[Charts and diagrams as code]
--- Begin ---

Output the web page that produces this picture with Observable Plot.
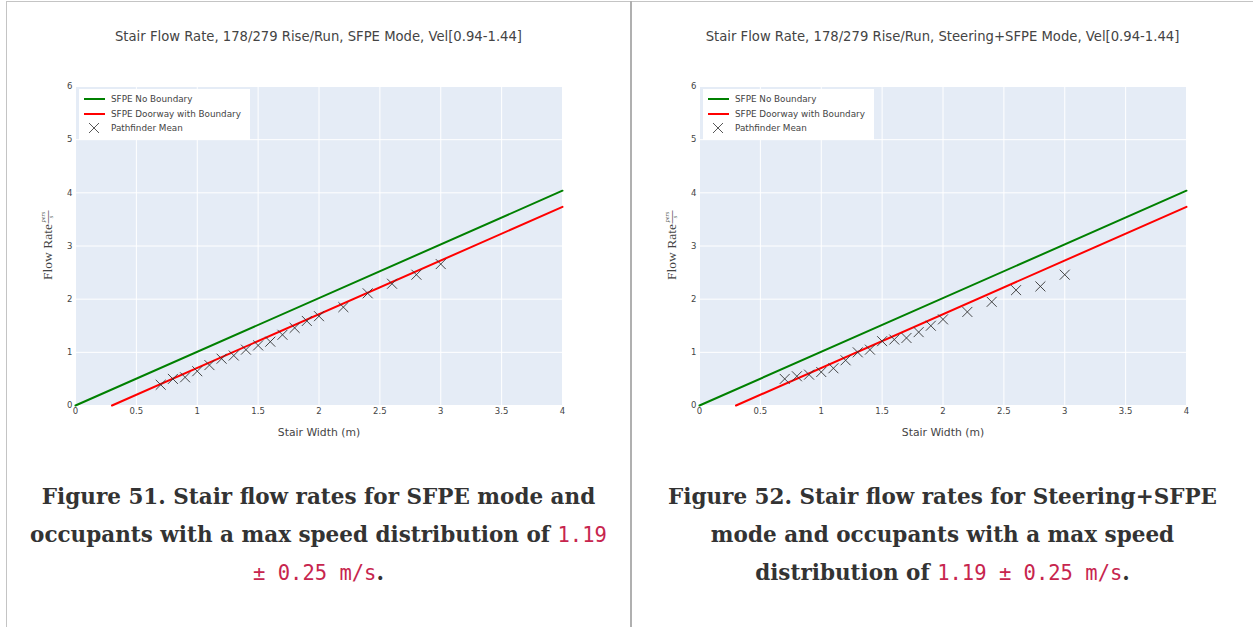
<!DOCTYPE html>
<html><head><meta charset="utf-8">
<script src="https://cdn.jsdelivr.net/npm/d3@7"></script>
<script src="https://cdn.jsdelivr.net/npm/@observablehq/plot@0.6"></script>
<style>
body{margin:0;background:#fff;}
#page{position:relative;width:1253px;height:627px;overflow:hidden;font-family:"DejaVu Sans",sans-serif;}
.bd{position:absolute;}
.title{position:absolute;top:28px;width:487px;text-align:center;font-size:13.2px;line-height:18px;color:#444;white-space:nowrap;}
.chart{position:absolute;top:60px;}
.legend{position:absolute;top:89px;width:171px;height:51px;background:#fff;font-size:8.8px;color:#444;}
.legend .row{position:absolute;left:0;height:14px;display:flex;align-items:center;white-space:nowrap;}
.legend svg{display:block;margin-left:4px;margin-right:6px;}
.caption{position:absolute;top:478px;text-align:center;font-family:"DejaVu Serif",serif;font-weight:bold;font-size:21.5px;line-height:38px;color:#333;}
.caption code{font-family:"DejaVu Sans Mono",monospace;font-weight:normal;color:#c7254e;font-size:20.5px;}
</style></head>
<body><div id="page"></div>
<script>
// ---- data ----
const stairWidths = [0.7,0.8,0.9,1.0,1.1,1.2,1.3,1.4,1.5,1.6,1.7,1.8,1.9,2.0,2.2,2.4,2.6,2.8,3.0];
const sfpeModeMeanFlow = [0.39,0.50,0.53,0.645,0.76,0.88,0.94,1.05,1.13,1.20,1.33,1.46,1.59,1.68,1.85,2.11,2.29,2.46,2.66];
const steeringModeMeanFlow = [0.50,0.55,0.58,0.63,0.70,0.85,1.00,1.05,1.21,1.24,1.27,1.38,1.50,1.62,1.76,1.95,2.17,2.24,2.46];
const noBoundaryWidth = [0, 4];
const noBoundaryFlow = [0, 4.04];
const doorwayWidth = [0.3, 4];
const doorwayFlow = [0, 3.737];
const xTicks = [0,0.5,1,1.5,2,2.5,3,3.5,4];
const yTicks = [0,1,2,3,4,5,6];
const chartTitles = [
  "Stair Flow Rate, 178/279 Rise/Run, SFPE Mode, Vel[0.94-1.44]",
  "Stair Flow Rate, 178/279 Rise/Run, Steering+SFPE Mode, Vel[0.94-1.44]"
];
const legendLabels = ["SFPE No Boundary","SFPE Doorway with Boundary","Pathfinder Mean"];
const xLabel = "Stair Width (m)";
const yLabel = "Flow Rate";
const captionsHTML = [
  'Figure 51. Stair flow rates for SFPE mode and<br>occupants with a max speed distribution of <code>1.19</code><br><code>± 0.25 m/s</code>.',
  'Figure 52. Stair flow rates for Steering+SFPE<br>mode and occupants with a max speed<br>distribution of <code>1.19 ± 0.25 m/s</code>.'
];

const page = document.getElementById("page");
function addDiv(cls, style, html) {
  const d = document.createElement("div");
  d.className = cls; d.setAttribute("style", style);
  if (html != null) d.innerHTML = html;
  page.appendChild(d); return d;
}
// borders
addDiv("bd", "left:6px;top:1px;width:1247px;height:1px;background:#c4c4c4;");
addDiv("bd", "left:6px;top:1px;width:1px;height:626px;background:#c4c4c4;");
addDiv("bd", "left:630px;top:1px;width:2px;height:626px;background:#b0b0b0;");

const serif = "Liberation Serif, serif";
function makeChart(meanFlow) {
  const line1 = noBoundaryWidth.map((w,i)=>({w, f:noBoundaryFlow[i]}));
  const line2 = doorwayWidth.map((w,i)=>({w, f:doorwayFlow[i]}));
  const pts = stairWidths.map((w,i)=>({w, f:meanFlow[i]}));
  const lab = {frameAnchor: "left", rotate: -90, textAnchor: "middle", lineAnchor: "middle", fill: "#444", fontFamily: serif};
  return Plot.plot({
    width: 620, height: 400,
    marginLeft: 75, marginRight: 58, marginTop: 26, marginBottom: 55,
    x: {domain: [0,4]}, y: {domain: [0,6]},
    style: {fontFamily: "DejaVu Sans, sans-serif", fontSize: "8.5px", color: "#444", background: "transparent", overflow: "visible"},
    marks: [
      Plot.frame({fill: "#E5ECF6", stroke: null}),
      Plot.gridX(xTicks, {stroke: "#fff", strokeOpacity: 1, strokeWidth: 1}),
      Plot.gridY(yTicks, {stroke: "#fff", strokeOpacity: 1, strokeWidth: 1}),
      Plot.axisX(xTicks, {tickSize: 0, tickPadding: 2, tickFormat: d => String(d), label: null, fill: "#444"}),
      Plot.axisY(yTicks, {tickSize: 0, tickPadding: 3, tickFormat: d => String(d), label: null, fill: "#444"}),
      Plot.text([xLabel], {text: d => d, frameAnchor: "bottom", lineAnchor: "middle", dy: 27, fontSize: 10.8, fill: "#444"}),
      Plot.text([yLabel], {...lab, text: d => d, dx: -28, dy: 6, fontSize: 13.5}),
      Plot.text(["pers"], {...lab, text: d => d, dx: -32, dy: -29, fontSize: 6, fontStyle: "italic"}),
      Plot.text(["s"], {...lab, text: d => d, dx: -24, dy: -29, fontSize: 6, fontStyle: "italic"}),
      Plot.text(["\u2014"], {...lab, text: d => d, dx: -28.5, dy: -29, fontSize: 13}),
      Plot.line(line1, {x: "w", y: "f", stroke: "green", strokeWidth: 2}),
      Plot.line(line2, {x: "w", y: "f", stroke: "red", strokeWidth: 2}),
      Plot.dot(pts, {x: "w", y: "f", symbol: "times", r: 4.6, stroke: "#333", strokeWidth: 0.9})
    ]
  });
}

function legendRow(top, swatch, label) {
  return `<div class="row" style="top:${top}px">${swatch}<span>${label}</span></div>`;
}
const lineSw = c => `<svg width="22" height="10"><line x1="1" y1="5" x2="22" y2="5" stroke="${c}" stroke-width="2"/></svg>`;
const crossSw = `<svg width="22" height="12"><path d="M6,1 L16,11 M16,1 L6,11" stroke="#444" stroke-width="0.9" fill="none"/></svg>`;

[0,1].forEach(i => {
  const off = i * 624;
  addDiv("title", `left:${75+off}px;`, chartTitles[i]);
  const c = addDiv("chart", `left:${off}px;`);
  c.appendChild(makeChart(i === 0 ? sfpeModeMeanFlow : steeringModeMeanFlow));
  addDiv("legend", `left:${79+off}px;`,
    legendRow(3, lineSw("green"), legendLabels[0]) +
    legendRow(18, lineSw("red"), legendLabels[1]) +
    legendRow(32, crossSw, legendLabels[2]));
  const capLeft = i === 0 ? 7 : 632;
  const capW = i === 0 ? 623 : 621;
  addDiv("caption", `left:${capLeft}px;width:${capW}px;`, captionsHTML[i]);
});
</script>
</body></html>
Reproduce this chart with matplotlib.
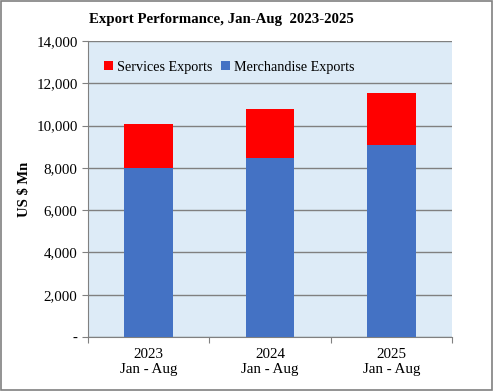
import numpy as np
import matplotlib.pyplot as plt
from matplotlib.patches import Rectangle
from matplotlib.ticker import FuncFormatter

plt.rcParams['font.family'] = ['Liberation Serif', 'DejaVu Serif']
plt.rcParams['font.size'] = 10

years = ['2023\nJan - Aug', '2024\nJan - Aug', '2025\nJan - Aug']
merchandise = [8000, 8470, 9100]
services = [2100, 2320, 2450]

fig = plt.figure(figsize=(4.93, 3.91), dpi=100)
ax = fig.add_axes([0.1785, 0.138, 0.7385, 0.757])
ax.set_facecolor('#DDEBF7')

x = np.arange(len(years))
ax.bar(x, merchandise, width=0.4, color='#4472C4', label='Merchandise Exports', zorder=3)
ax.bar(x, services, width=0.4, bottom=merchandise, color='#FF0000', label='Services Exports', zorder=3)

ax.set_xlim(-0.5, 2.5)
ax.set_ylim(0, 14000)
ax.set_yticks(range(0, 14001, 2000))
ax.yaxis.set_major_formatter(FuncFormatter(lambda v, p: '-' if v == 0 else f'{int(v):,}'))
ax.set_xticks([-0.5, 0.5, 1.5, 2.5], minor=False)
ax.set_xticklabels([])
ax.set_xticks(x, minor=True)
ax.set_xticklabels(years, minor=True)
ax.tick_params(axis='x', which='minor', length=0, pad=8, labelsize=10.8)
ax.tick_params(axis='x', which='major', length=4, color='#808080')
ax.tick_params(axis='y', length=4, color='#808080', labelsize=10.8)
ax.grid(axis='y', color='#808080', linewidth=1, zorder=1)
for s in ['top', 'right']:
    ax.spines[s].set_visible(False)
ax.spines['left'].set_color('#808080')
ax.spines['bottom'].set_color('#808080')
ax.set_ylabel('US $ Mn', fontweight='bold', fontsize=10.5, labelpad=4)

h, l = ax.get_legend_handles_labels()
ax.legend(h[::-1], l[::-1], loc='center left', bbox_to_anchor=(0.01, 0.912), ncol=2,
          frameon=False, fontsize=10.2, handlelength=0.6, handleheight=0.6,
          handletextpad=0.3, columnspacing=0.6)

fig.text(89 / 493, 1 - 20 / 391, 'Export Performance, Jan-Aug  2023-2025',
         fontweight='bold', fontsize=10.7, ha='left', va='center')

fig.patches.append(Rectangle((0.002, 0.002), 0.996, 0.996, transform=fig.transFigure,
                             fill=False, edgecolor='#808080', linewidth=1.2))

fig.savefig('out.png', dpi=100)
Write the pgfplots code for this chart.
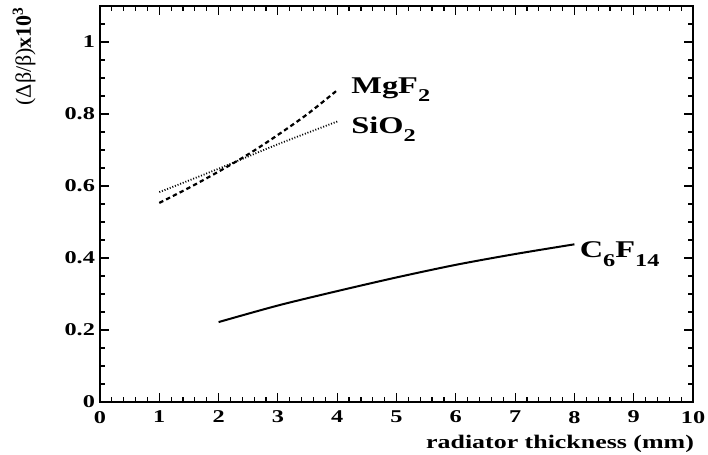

--- End ---

Given request
Copy whichever lines in the listing above contain the word "page".

Task result
Output the web page that produces this picture with Observable Plot.
#page{position:relative;width:1253px;height:627px;overflow:hidden;font-family:"DejaVu Sans",sans-serif;}
<body><div id="page"></div>
const page = document.getElementById("page");
  page.appendChild(d); return d;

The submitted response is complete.